Myung-Whun Chung dirige la complessa partitura con estrema sicurezza esaltando le capacità di un’orchestra in serata di grazia, al netto di alcune sbavature negli attacchi che probabilmente si sistemeranno nelle recite future. Il Maestro coreano tratteggia con animo poetico la tragica partitura, sottolineando al meglio le angosce dei personaggi principali utilizzando un’ampissima tavolozza di colori. I volumi orchestrali, sempre molto controllati, fanno il possibile per non mettere in difficoltà le voci presenti sulla scena. Lo stacco dei tempi è costantemente votato all’ampio respiro e solo in qualche raro momento, avremmo gradito un po’ più di vivacità. Nel complesso una prova maiuscola.
Francesco Meli ha voce sonora squillante e ben proiettata, la zona di passaggio è ben risolta e sufficientemente sicura è la salita all’acuto. Ma dove questo artista eccelle è soprattutto nella capacità di rendere vario e sempre appropriato il fraseggio. Le mezzevoci che evidenzia nei duetti con Elisabetta – oppure nel corso di “Dio, che nell'alma infondere” - sono stupende ed anche quando fa uso del falsetto è sempre curato e di gran classe.
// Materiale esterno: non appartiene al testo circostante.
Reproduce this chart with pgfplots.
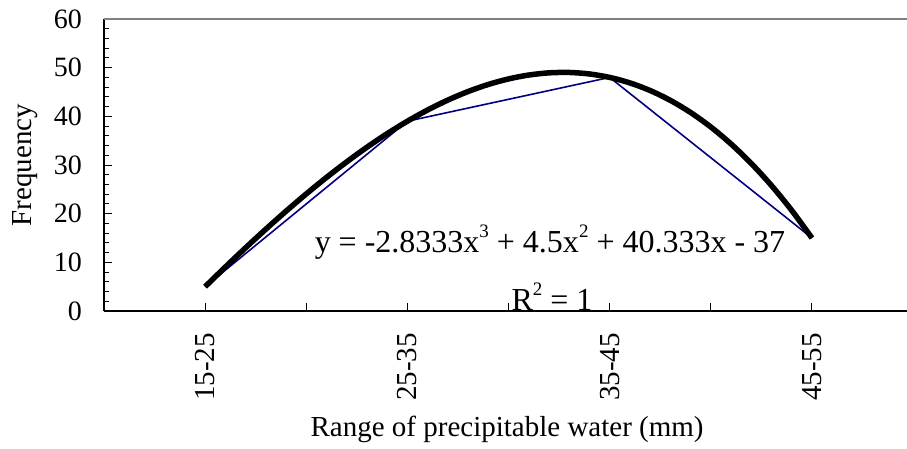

Krassimira Stoyanova tratteggia un’Elisabetta palpitante. A voler essere pignoli la voce non sarebbe adattissima ad una scrittura che gravita parecchio sui centri e nei gravi – un po’ come il ruolo di Amelia nel Ballo in maschera - infatti quando lo spartito la costringe a cantare sulla prima ottava il volume si affievolisce e per non perdersi è costretta a fare abbondante uso delle note di petto. In compenso anche lei, come Meli, è molto espressiva, fa ampio uso di filati e, quando le è consentito, trova sonoro e sicuro sfogo in acuto.
Ferruccio Furlanetto, dopo oltre quarant’anni di carriera è ancora una volta l’autentico mattatore della serata. Nel corso degli anni lo abbiamo visto tante volte interpretare il ruolo di Filippo II e sempre, al suo ingresso, ne siamo rimasti totalmente soggiogati. Il carisma del grande interprete catalizza l’attenzione dello spettatore in virtù di un portamento autenticamente regale: il suo Filippo II è altero, sprezzante ed al contempo sofferente. La voce è timbricamente inalterata nel suo colore scuro un po’ metallico, ed è ancora molto potente. Il celebre “Ella giammai m’amò” è interpretato con tale verità d’intenti da farci dimenticare di essere di fronte ad un artista e non ad un vero monarca.
Simone Piazzola interpreta il ruolo di Rodrigo con grande maturità. Il volume vocale a volte è insufficiente, ciò nonostante non cade mai nell’errore di spingere e canta sempre con grande eleganza e cura nel fraseggio. La grande scena della morte è cesellata con indubbia sensibilità e intelligenza.
Ekaterina Semenchuk nel ruolo di Eboli si destreggia con esiti più che sufficienti. La “canzone del velo” è cantata piuttosto bene nonostante una sbavatura su un picchettato. Anche “O dón fatale” è superato con sufficiente slancio e sicurezza, per questo motivo le contestazioni indirizzatele dal loggione al termine di questa difficile aria ci son parse del tutto fuori luogo.
Eric Halfvarson, chiamato a sostituire Orlin Anastassov, è un basso di solida esperienza e di vocalità scura e particolarmente robusta. Un Grande Inquisitore interpretativamente tanto grezzo quanto credibile ed efficace in grado di reggere il confronto, anche volumetrico, con il potente Filippo II di Furlanetto.
Theresa Zisser ha ben figurato nel ruolo di Tebaldo.
Una menzione particolare per Martin Summer nel non semplice ruolo del Frate.
Bene anche i solisti dell’Accademia di Perfezionamento per Cantanti Lirici del Teatro alla Scala impegnati nei ruoli più piccoli: Azer Zada (Conte di Lerma e araldo reale), Céline Mellon (voce dal cielo) e i deputati fiamminghi interpretati da Gustavo Castillo, Rocco Cavalluzzi, Dongho Kim, Viktor Sporyshev, Chen Lingjie (allievo del Conservatorio Verdi di Milano) e Paolo Ingrasciotta.
Positiva come al solito anche la prova del Coro del Teatro alla Scala preparato da Bruno Casoni.
Al termine franco successo di pubblico per tutti i protagonisti con ovazioni per Myung-Whun Chung.